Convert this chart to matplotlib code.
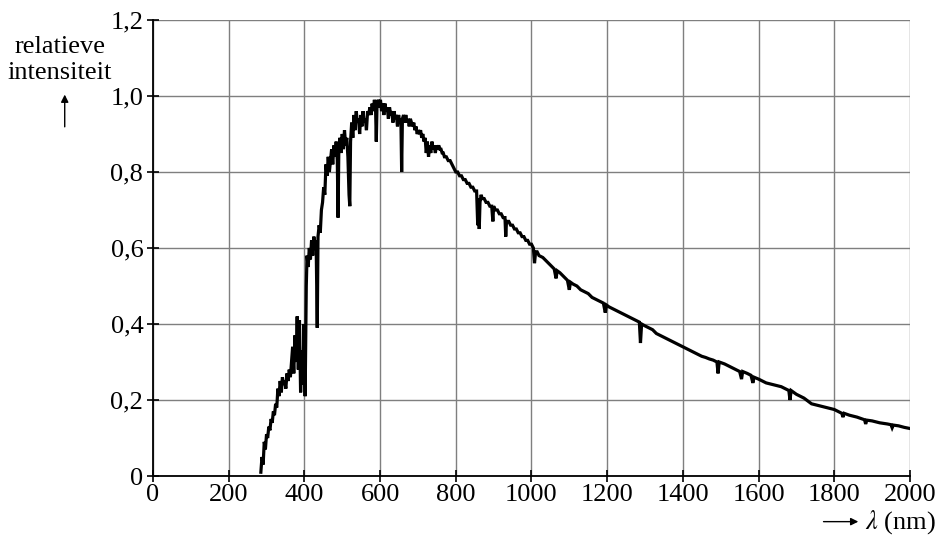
import matplotlib

matplotlib.use("Agg")
import matplotlib.pyplot as plt

plt.rcParams["font.family"] = ["Liberation Serif", "DejaVu Serif"]
plt.rcParams["mathtext.fontset"] = "stix"

# spectrum: wavelength (nm) and relative intensity
wavelength = [
    285, 288, 291, 294, 297, 300, 303, 306, 309, 312, 315, 318, 321, 324, 327,
    330, 333, 336, 339, 342, 345, 348, 351, 354, 357, 360, 363, 366, 369, 372,
    375, 378, 381, 384, 387, 390, 393, 396, 399, 402, 405, 407, 410, 413, 416,
    419, 422, 425, 428, 431, 434, 436, 439, 442, 445, 448, 451, 454, 457, 460,
    463, 466, 469, 472, 475, 478, 481, 484, 487, 489, 491, 494, 497, 500, 503,
    506, 509, 512, 515, 518, 520, 522, 525, 528, 531, 534, 537, 540, 543, 546,
    549, 552, 555, 558, 561, 564, 567, 570, 573, 576, 579, 582, 585, 588, 590,
    592, 595, 598, 601, 604, 607, 610, 613, 616, 619, 622, 625, 628, 631, 634,
    637, 640, 643, 646, 649, 652, 655, 657, 659, 662, 665, 668, 671, 674, 677,
    680, 683, 686, 689, 692, 695, 698, 701, 704, 707, 710, 713, 716, 719, 722,
    725, 728, 731, 734, 737, 740, 743, 746, 749, 752, 755, 758, 761, 764, 767,
    770, 775, 780, 785, 790, 795, 800, 805, 810, 815, 820, 825, 830, 835, 840,
    845, 850, 855, 858, 860, 862, 864, 867, 870, 875, 880, 885, 890, 895, 898,
    900, 905, 910, 915, 920, 925, 930, 932, 934, 940, 945, 950, 955, 960, 965,
    970, 975, 980, 985, 990, 995, 1000, 1005, 1008, 1011, 1015, 1020, 1030, 1040, 1050,
    1060, 1065, 1068, 1075, 1085, 1095, 1100, 1103, 1110, 1120, 1130, 1140, 1150, 1160, 1170,
    1180, 1190, 1195, 1198, 1205, 1215, 1225, 1235, 1245, 1255, 1265, 1275, 1285, 1288, 1291,
    1300, 1310, 1320, 1330, 1340, 1350, 1360, 1370, 1380, 1390, 1400, 1410, 1420, 1430, 1440,
    1450, 1460, 1470, 1480, 1490, 1493, 1496, 1510, 1520, 1530, 1540, 1550, 1555, 1558, 1570,
    1580, 1585, 1588, 1600, 1610, 1620, 1640, 1660, 1680, 1683, 1686, 1700, 1720, 1740, 1760,
    1780, 1800, 1820, 1823, 1826, 1840, 1860, 1880, 1883, 1886, 1900, 1920, 1940, 1950, 1953,
    1956, 1970, 1985, 2000,
]
intensity = [
    0.01, 0.05, 0.03, 0.09, 0.07, 0.11, 0.10, 0.13, 0.12, 0.15, 0.14, 0.17, 0.16, 0.19, 0.18,
    0.23, 0.21, 0.25, 0.22, 0.26, 0.24, 0.25, 0.23, 0.27, 0.25, 0.28, 0.26, 0.30, 0.34, 0.27,
    0.37, 0.30, 0.42, 0.28, 0.41, 0.22, 0.33, 0.24, 0.40, 0.21, 0.50, 0.58, 0.55, 0.60, 0.57,
    0.62, 0.58, 0.63, 0.60, 0.62, 0.39, 0.63, 0.66, 0.64, 0.70, 0.72, 0.76, 0.74, 0.82, 0.79,
    0.84, 0.80, 0.83, 0.86, 0.82, 0.87, 0.84, 0.88, 0.83, 0.68, 0.86, 0.89, 0.85, 0.90, 0.86,
    0.91, 0.87, 0.89, 0.84, 0.74, 0.71, 0.88, 0.93, 0.89, 0.95, 0.91, 0.96, 0.93, 0.94, 0.90,
    0.95, 0.92, 0.96, 0.93, 0.94, 0.91, 0.96, 0.95, 0.97, 0.95, 0.98, 0.96, 0.99, 0.97, 0.88,
    0.98, 0.99, 0.97, 0.99, 0.96, 0.98, 0.95, 0.98, 0.96, 0.97, 0.94, 0.97, 0.95, 0.96, 0.93,
    0.96, 0.94, 0.95, 0.92, 0.95, 0.93, 0.94, 0.80, 0.94, 0.95, 0.93, 0.95, 0.93, 0.94, 0.92,
    0.94, 0.93, 0.92, 0.93, 0.91, 0.92, 0.90, 0.91, 0.90, 0.91, 0.89, 0.90, 0.88, 0.89, 0.85,
    0.88, 0.84, 0.87, 0.85, 0.88, 0.86, 0.87, 0.85, 0.87, 0.86, 0.87, 0.86, 0.86, 0.85, 0.85,
    0.84, 0.84, 0.83, 0.83, 0.82, 0.81, 0.80, 0.80, 0.79, 0.79, 0.78, 0.78, 0.77, 0.77, 0.76,
    0.76, 0.75, 0.75, 0.66, 0.73, 0.65, 0.72, 0.74, 0.73, 0.73, 0.72, 0.72, 0.71, 0.71, 0.67,
    0.71, 0.70, 0.70, 0.69, 0.69, 0.68, 0.68, 0.63, 0.67, 0.67, 0.66, 0.66, 0.65, 0.65, 0.64,
    0.64, 0.63, 0.63, 0.62, 0.62, 0.61, 0.61, 0.60, 0.56, 0.59, 0.59, 0.58, 0.575, 0.565, 0.555,
    0.545, 0.52, 0.54, 0.535, 0.525, 0.515, 0.49, 0.51, 0.505, 0.50, 0.49, 0.485, 0.48, 0.47, 0.465,
    0.46, 0.455, 0.43, 0.45, 0.445, 0.44, 0.435, 0.43, 0.425, 0.42, 0.415, 0.41, 0.405, 0.35, 0.40,
    0.395, 0.39, 0.385, 0.375, 0.37, 0.365, 0.36, 0.355, 0.35, 0.345, 0.34, 0.335, 0.33, 0.325, 0.32,
    0.315, 0.312, 0.308, 0.305, 0.30, 0.27, 0.30, 0.295, 0.29, 0.285, 0.28, 0.275, 0.255, 0.275, 0.27,
    0.265, 0.245, 0.26, 0.255, 0.25, 0.245, 0.24, 0.235, 0.225, 0.20, 0.225, 0.215, 0.205, 0.19, 0.185,
    0.18, 0.175, 0.165, 0.155, 0.165, 0.16, 0.155, 0.148, 0.137, 0.147, 0.145, 0.14, 0.137, 0.135, 0.127,
    0.134, 0.132, 0.128, 0.125,
]

x_ticks = [0, 200, 400, 600, 800, 1000, 1200, 1400, 1600, 1800, 2000]
y_ticks = [0, 0.2, 0.4, 0.6, 0.8, 1.0, 1.2]
y_labels = ["0", "0,2", "0,4", "0,6", "0,8", "1,0", "1,2"]

fig = plt.figure(figsize=(9.38, 5.40), dpi=100)
ax = fig.add_axes([0.1631, 0.1185, 0.8070, 0.8445])

ax.plot(wavelength, intensity, color="black", lw=2.3, solid_joinstyle="miter")

ax.set_xlim(0, 2000)
ax.set_ylim(0, 1.2)
ax.set_xticks(x_ticks)
ax.set_xticklabels([str(t) for t in x_ticks])
ax.set_yticks(y_ticks)
ax.set_yticklabels(y_labels)
ax.grid(True, color="#7f7f7f", lw=1.0)
ax.set_axisbelow(True)
for side in ("top", "right"):
    ax.spines[side].set_visible(False)
for side in ("left", "bottom"):
    ax.spines[side].set_linewidth(1.3)
ax.tick_params(direction="inout", length=8, width=1.2, labelsize=19, pad=2)
ax.tick_params(axis="y", pad=3)

fig.text(0.064, 0.913, "relatieve", fontsize=19, ha="center", va="center")
fig.text(0.064, 0.865, "intensiteit", fontsize=19, ha="center", va="center")
fig.add_artist(matplotlib.patches.FancyArrowPatch(
    (0.069, 0.760), (0.069, 0.830), transform=fig.transFigure,
    arrowstyle="-|>", mutation_scale=11, lw=1.0, color="black"))

fig.add_artist(matplotlib.patches.FancyArrowPatch(
    (0.875, 0.034), (0.918, 0.034), transform=fig.transFigure,
    arrowstyle="-|>", mutation_scale=11, lw=1.0, color="black"))
fig.text(0.998, 0.034, r"$\lambda$ (nm)", fontsize=19, ha="right", va="center")

fig.savefig("out.png", dpi=100)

**GOAL:**
Read the data above and count the lines that include "matplotlib". Answer only with the count.

**WRITTEN SOLUTION:**
6